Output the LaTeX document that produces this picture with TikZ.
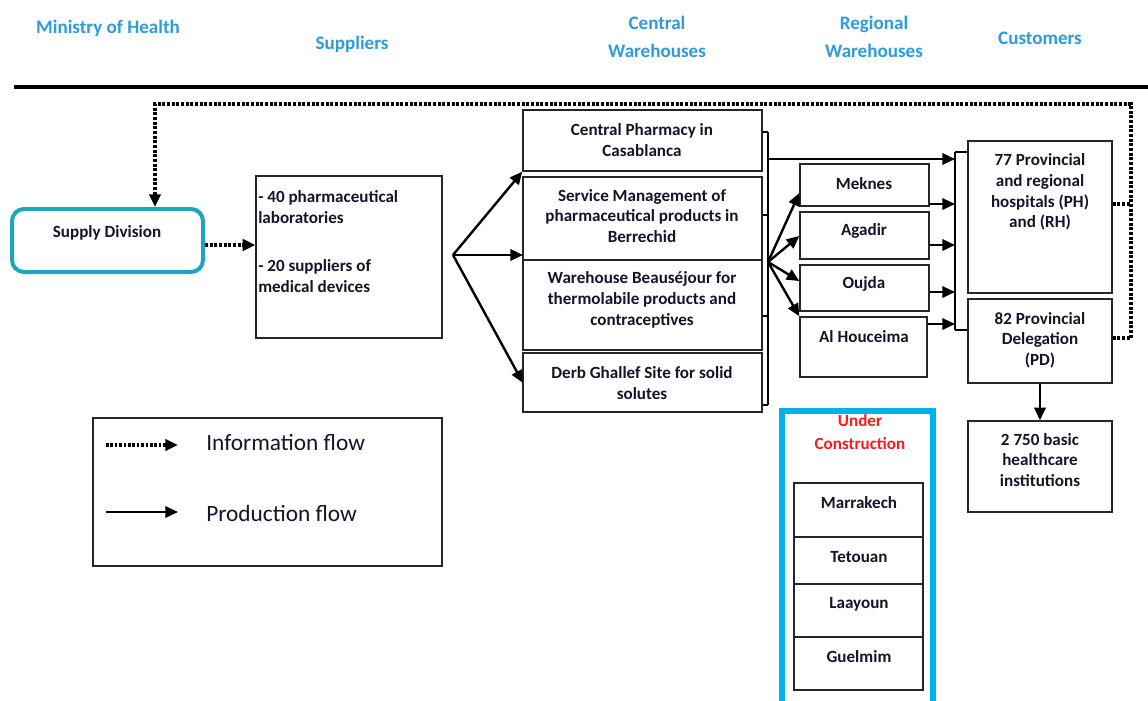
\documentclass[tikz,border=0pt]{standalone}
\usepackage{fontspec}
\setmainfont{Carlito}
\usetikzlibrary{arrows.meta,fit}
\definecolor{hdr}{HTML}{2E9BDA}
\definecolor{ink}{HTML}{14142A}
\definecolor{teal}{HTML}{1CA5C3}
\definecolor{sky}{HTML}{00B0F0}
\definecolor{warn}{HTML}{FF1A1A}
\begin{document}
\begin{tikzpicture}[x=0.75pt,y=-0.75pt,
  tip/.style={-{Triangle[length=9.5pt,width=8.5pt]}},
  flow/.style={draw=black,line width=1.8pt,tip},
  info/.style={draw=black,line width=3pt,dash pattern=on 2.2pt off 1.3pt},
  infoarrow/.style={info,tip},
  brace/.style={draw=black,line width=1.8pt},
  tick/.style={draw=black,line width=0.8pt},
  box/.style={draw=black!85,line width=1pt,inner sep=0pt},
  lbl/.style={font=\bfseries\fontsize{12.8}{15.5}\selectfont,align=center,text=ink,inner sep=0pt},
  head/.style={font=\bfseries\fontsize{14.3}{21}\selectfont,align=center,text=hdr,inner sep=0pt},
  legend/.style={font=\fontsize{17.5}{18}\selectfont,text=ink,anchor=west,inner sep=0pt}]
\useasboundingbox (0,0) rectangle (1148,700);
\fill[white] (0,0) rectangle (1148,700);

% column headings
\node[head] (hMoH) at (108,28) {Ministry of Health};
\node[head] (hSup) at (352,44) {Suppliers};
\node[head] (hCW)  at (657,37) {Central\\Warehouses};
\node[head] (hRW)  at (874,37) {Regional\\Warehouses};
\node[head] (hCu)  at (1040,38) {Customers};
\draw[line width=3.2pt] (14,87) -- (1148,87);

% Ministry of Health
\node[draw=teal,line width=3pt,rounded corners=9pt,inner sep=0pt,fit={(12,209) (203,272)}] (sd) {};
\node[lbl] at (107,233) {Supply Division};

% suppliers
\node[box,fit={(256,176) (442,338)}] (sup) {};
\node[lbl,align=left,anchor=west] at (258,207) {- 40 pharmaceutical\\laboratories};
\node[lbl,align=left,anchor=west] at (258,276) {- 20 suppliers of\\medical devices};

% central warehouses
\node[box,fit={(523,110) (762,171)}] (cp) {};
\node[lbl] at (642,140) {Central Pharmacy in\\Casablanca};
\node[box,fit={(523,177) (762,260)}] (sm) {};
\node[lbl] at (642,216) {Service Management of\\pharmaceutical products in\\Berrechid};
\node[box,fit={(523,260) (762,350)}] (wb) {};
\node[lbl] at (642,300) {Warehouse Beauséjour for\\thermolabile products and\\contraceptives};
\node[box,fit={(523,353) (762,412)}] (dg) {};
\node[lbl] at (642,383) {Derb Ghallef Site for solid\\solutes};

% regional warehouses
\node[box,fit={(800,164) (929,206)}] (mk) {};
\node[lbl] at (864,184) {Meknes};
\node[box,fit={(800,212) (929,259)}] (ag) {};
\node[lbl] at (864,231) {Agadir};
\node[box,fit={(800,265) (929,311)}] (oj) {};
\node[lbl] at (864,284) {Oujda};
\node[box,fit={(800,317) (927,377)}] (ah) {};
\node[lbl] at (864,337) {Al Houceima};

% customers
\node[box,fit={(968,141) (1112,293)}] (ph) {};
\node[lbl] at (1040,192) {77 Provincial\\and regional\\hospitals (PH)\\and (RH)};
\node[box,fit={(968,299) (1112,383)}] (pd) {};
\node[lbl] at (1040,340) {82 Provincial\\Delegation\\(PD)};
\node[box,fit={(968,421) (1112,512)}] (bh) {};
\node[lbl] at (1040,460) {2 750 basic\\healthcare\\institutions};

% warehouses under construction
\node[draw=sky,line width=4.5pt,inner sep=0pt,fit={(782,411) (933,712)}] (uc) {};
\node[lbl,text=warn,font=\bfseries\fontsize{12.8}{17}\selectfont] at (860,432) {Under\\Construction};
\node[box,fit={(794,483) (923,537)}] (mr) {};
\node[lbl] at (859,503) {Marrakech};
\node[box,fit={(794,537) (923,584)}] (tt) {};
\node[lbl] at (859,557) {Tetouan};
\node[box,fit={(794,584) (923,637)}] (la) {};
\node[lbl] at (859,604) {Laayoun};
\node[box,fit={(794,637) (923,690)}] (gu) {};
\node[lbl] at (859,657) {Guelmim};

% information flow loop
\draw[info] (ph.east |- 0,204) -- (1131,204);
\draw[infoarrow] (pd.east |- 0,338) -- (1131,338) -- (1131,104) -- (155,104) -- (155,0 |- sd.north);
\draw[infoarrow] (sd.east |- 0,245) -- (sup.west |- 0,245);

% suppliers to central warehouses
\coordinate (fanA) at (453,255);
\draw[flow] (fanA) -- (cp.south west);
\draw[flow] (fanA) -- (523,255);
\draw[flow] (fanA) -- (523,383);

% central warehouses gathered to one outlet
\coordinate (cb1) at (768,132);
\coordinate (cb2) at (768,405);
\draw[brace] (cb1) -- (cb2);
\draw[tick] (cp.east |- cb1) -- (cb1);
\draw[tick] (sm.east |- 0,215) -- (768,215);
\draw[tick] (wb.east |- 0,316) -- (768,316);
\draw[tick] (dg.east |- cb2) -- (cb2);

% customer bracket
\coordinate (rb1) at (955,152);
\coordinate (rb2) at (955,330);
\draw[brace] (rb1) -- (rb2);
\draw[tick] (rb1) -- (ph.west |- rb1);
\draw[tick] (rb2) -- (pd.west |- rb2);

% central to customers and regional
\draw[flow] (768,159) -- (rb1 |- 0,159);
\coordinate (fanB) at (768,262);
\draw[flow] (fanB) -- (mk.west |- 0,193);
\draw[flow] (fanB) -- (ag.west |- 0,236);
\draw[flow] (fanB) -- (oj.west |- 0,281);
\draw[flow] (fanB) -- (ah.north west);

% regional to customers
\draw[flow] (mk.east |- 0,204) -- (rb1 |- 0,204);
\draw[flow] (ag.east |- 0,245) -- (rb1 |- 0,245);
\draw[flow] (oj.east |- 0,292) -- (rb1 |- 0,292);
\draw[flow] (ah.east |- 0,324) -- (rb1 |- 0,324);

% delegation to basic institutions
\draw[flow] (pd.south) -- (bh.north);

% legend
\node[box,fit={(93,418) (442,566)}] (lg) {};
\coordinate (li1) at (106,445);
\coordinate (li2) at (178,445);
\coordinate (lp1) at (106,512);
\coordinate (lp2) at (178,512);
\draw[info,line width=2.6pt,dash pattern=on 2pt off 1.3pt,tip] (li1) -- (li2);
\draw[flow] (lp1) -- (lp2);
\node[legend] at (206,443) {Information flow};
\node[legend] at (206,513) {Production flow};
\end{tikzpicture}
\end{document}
• • •
§ **What the exercise asks**
Write out the whole listing exactly, and drop the pictures.

§ **The response**
Output the LaTeX document that produces this picture with TikZ.
\documentclass[tikz,border=0pt]{standalone}
\usepackage{fontspec}
\setmainfont{Carlito}
\usetikzlibrary{arrows.meta,fit}
\definecolor{hdr}{HTML}{2E9BDA}
\definecolor{ink}{HTML}{14142A}
\definecolor{teal}{HTML}{1CA5C3}
\definecolor{sky}{HTML}{00B0F0}
\definecolor{warn}{HTML}{FF1A1A}
\begin{document}
\begin{tikzpicture}[x=0.75pt,y=-0.75pt,
  tip/.style={-{Triangle[length=9.5pt,width=8.5pt]}},
  flow/.style={draw=black,line width=1.8pt,tip},
  info/.style={draw=black,line width=3pt,dash pattern=on 2.2pt off 1.3pt},
  infoarrow/.style={info,tip},
  brace/.style={draw=black,line width=1.8pt},
  tick/.style={draw=black,line width=0.8pt},
  box/.style={draw=black!85,line width=1pt,inner sep=0pt},
  lbl/.style={font=\bfseries\fontsize{12.8}{15.5}\selectfont,align=center,text=ink,inner sep=0pt},
  head/.style={font=\bfseries\fontsize{14.3}{21}\selectfont,align=center,text=hdr,inner sep=0pt},
  legend/.style={font=\fontsize{17.5}{18}\selectfont,text=ink,anchor=west,inner sep=0pt}]
\useasboundingbox (0,0) rectangle (1148,700);
\fill[white] (0,0) rectangle (1148,700);

% column headings
\node[head] (hMoH) at (108,28) {Ministry of Health};
\node[head] (hSup) at (352,44) {Suppliers};
\node[head] (hCW)  at (657,37) {Central\\Warehouses};
\node[head] (hRW)  at (874,37) {Regional\\Warehouses};
\node[head] (hCu)  at (1040,38) {Customers};
\draw[line width=3.2pt] (14,87) -- (1148,87);

% Ministry of Health
\node[draw=teal,line width=3pt,rounded corners=9pt,inner sep=0pt,fit={(12,209) (203,272)}] (sd) {};
\node[lbl] at (107,233) {Supply Division};

% suppliers
\node[box,fit={(256,176) (442,338)}] (sup) {};
\node[lbl,align=left,anchor=west] at (258,207) {- 40 pharmaceutical\\laboratories};
\node[lbl,align=left,anchor=west] at (258,276) {- 20 suppliers of\\medical devices};

% central warehouses
\node[box,fit={(523,110) (762,171)}] (cp) {};
\node[lbl] at (642,140) {Central Pharmacy in\\Casablanca};
\node[box,fit={(523,177) (762,260)}] (sm) {};
\node[lbl] at (642,216) {Service Management of\\pharmaceutical products in\\Berrechid};
\node[box,fit={(523,260) (762,350)}] (wb) {};
\node[lbl] at (642,300) {Warehouse Beauséjour for\\thermolabile products and\\contraceptives};
\node[box,fit={(523,353) (762,412)}] (dg) {};
\node[lbl] at (642,383) {Derb Ghallef Site for solid\\solutes};

% regional warehouses
\node[box,fit={(800,164) (929,206)}] (mk) {};
\node[lbl] at (864,184) {Meknes};
\node[box,fit={(800,212) (929,259)}] (ag) {};
\node[lbl] at (864,231) {Agadir};
\node[box,fit={(800,265) (929,311)}] (oj) {};
\node[lbl] at (864,284) {Oujda};
\node[box,fit={(800,317) (927,377)}] (ah) {};
\node[lbl] at (864,337) {Al Houceima};

% customers
\node[box,fit={(968,141) (1112,293)}] (ph) {};
\node[lbl] at (1040,192) {77 Provincial\\and regional\\hospitals (PH)\\and (RH)};
\node[box,fit={(968,299) (1112,383)}] (pd) {};
\node[lbl] at (1040,340) {82 Provincial\\Delegation\\(PD)};
\node[box,fit={(968,421) (1112,512)}] (bh) {};
\node[lbl] at (1040,460) {2 750 basic\\healthcare\\institutions};

% warehouses under construction
\node[draw=sky,line width=4.5pt,inner sep=0pt,fit={(782,411) (933,712)}] (uc) {};
\node[lbl,text=warn,font=\bfseries\fontsize{12.8}{17}\selectfont] at (860,432) {Under\\Construction};
\node[box,fit={(794,483) (923,537)}] (mr) {};
\node[lbl] at (859,503) {Marrakech};
\node[box,fit={(794,537) (923,584)}] (tt) {};
\node[lbl] at (859,557) {Tetouan};
\node[box,fit={(794,584) (923,637)}] (la) {};
\node[lbl] at (859,604) {Laayoun};
\node[box,fit={(794,637) (923,690)}] (gu) {};
\node[lbl] at (859,657) {Guelmim};

% information flow loop
\draw[info] (ph.east |- 0,204) -- (1131,204);
\draw[infoarrow] (pd.east |- 0,338) -- (1131,338) -- (1131,104) -- (155,104) -- (155,0 |- sd.north);
\draw[infoarrow] (sd.east |- 0,245) -- (sup.west |- 0,245);

% suppliers to central warehouses
\coordinate (fanA) at (453,255);
\draw[flow] (fanA) -- (cp.south west);
\draw[flow] (fanA) -- (523,255);
\draw[flow] (fanA) -- (523,383);

% central warehouses gathered to one outlet
\coordinate (cb1) at (768,132);
\coordinate (cb2) at (768,405);
\draw[brace] (cb1) -- (cb2);
\draw[tick] (cp.east |- cb1) -- (cb1);
\draw[tick] (sm.east |- 0,215) -- (768,215);
\draw[tick] (wb.east |- 0,316) -- (768,316);
\draw[tick] (dg.east |- cb2) -- (cb2);

% customer bracket
\coordinate (rb1) at (955,152);
\coordinate (rb2) at (955,330);
\draw[brace] (rb1) -- (rb2);
\draw[tick] (rb1) -- (ph.west |- rb1);
\draw[tick] (rb2) -- (pd.west |- rb2);

% central to customers and regional
\draw[flow] (768,159) -- (rb1 |- 0,159);
\coordinate (fanB) at (768,262);
\draw[flow] (fanB) -- (mk.west |- 0,193);
\draw[flow] (fanB) -- (ag.west |- 0,236);
\draw[flow] (fanB) -- (oj.west |- 0,281);
\draw[flow] (fanB) -- (ah.north west);

% regional to customers
\draw[flow] (mk.east |- 0,204) -- (rb1 |- 0,204);
\draw[flow] (ag.east |- 0,245) -- (rb1 |- 0,245);
\draw[flow] (oj.east |- 0,292) -- (rb1 |- 0,292);
\draw[flow] (ah.east |- 0,324) -- (rb1 |- 0,324);

% delegation to basic institutions
\draw[flow] (pd.south) -- (bh.north);

% legend
\node[box,fit={(93,418) (442,566)}] (lg) {};
\coordinate (li1) at (106,445);
\coordinate (li2) at (178,445);
\coordinate (lp1) at (106,512);
\coordinate (lp2) at (178,512);
\draw[info,line width=2.6pt,dash pattern=on 2pt off 1.3pt,tip] (li1) -- (li2);
\draw[flow] (lp1) -- (lp2);
\node[legend] at (206,443) {Information flow};
\node[legend] at (206,513) {Production flow};
\end{tikzpicture}
\end{document}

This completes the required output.